No matter one’s political persuasion, it would be tough to credit the view that the world is more peaceful today than it was only a few years ago. A shambolic American exit from Afghanistan, a major war in Eastern Europe, the horrors visited upon innocent Israelis and other foreign nationals by Hamas terrorists, and the prospect of a Chinese move against Taiwan—if these and other global hotspots are the evidence for President Joe Biden’s early 2021 claim that “America is back,” then I doubt that anyone would like for us to stay.

Since America’s emergence as a global superpower at the end of the Second World War, American elites have tended to see the world through the lens of the familiar—a common trait of human nature. This phenomenon is especially pervasive among the wealthy and the commercial and financial technocratic class, some of whom believe that attending the World Economic Forum in Davos or vacationing in the Maldives is enough to give one a consistent geopolitical worldview. Many years ago, I recall a former boss of mine—now the head of a prominent alternative asset-management firm—returning from a conference with a child’s sense of wonder about what he had learned about political tensions in Central Asia and their implications for hydrocarbon and natural-resource markets. I was tempted to reply: “Have you ever read The Economist?”

More seriously, this vignette shaped my belief that Wall Street nearly always misprices geopolitical risk—a kind of international analogue of America’s bi-coastal elites consistently misapprehending their flyover countrymen, asking variants of “What’s the Matter With Kansas?” It seems never to occur to them to turn the question upon themselves.

Much of this ensues from limited, or perhaps curated, exposure to the world. More difficult to remedy, though, is the witless cultural supremacy typically practiced by American leaders both inside and outside of government; policymakers and influencers are (often subconsciously) wed to the belief that the world runs according to American society’s transient preoccupations. One current example: our export of the “woke” catechism, which doesn’t translate ideologically to other corners of the world. Thus, we now see the much-noted “Queers for Palestine” sign at many Western protests over Israeli actions in Gaza. While I’m sadly well acquainted with “intersectionality” and other artificial Western academic constructs, I’m confident that Palestinians and many others don’t see the world in this way.
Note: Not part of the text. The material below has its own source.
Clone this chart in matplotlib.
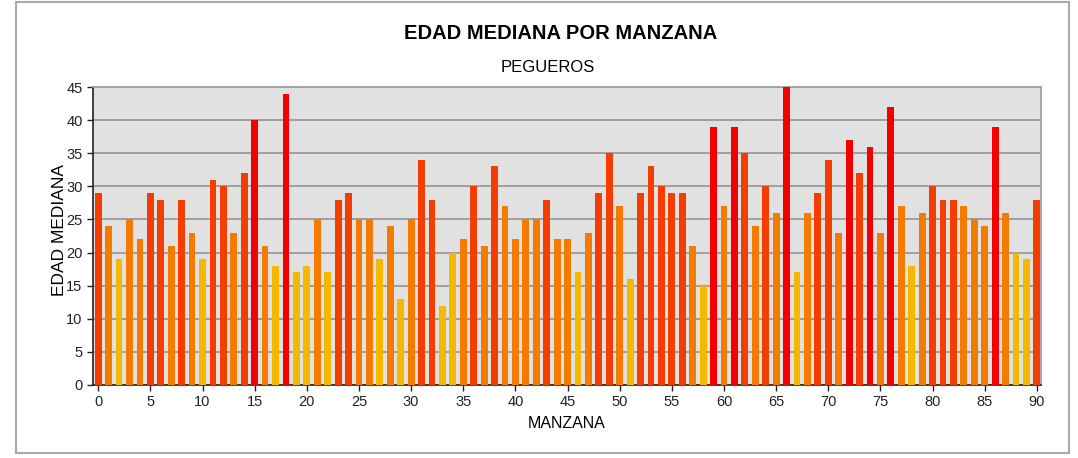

Americans are notoriously ahistorical. Our knowledge of history rarely predates 1776, unless it comes from Hollywood. Moreover, both elites and everyday Americans share a predilection for short-term outlooks. While much of the world pulses to ancient ethnic aspirations and rivalries, we have X-addled attention spans that heavily discount all but the recent past and near future.

The “end of history” worldview that took shape at the end of the Cold War continues to influence us. It manifests in two regrettable ways: a misguided view that we now live in a “post-conflict” world, in which diplomacy and negotiation can resolve every dispute, and the associated rise of credentialism among American elites. With little experience of great-power conflict since the fall of the Soviet Union, what now constitutes wisdom has become performative. One need only wade through U.S. national security advisor Jake Sullivan’s “The Sources of American Power” in the current issue of Foreign Affairs to observe a world viewed through the looking glass, most infamously when Sullivan, writing before October 7, opines that the Middle East is “quieter than it has been for decades.”

How, then, can we and our elected leaders see the world more clearly? Apart from extensive and meaningful experience outside the U.S., studying world history would be a start—a foundation from which to form reasoned opinions. Similarly, a healthy skepticism toward the “tyranny of the vocal” is essential—that impassioned 10 percent on any issue that seeks to shape narratives through noise, not facts and reason.

Finally, we should require our leaders to hold American interests paramount. Reasonable people can disagree on the value of multilateral institutions, alliances, collective action, and the merits of a principles-based foreign policy compared with a transactional one. But no policy should subordinate American national security interests to competing agendas. Take a recent example: to suggest that climate change poses a greater threat than nuclear war—as Biden did in September—is so unserious as to suggest an abdication of government’s responsibility for national security, one of its few well-defined roles under the Constitution.

Arguably even more important for policymakers and elites is to understand that universal values are distinct from Western values. One can certainly believe in the superiority of one’s own value system, ideally with a heavy serving of humility. Put differently, we can believe that our values are best, while simultaneously not seeking to impose them upon, or impute them to, others.

Therein may lie the primary issue with our foreign policy establishment: its inability to process the reality that state actors and their leaders may see the world differently than we do. In an environment saturated with talk of “privilege,” Americans would do well to cashier the privilege of thinking that the world operates according to American designs.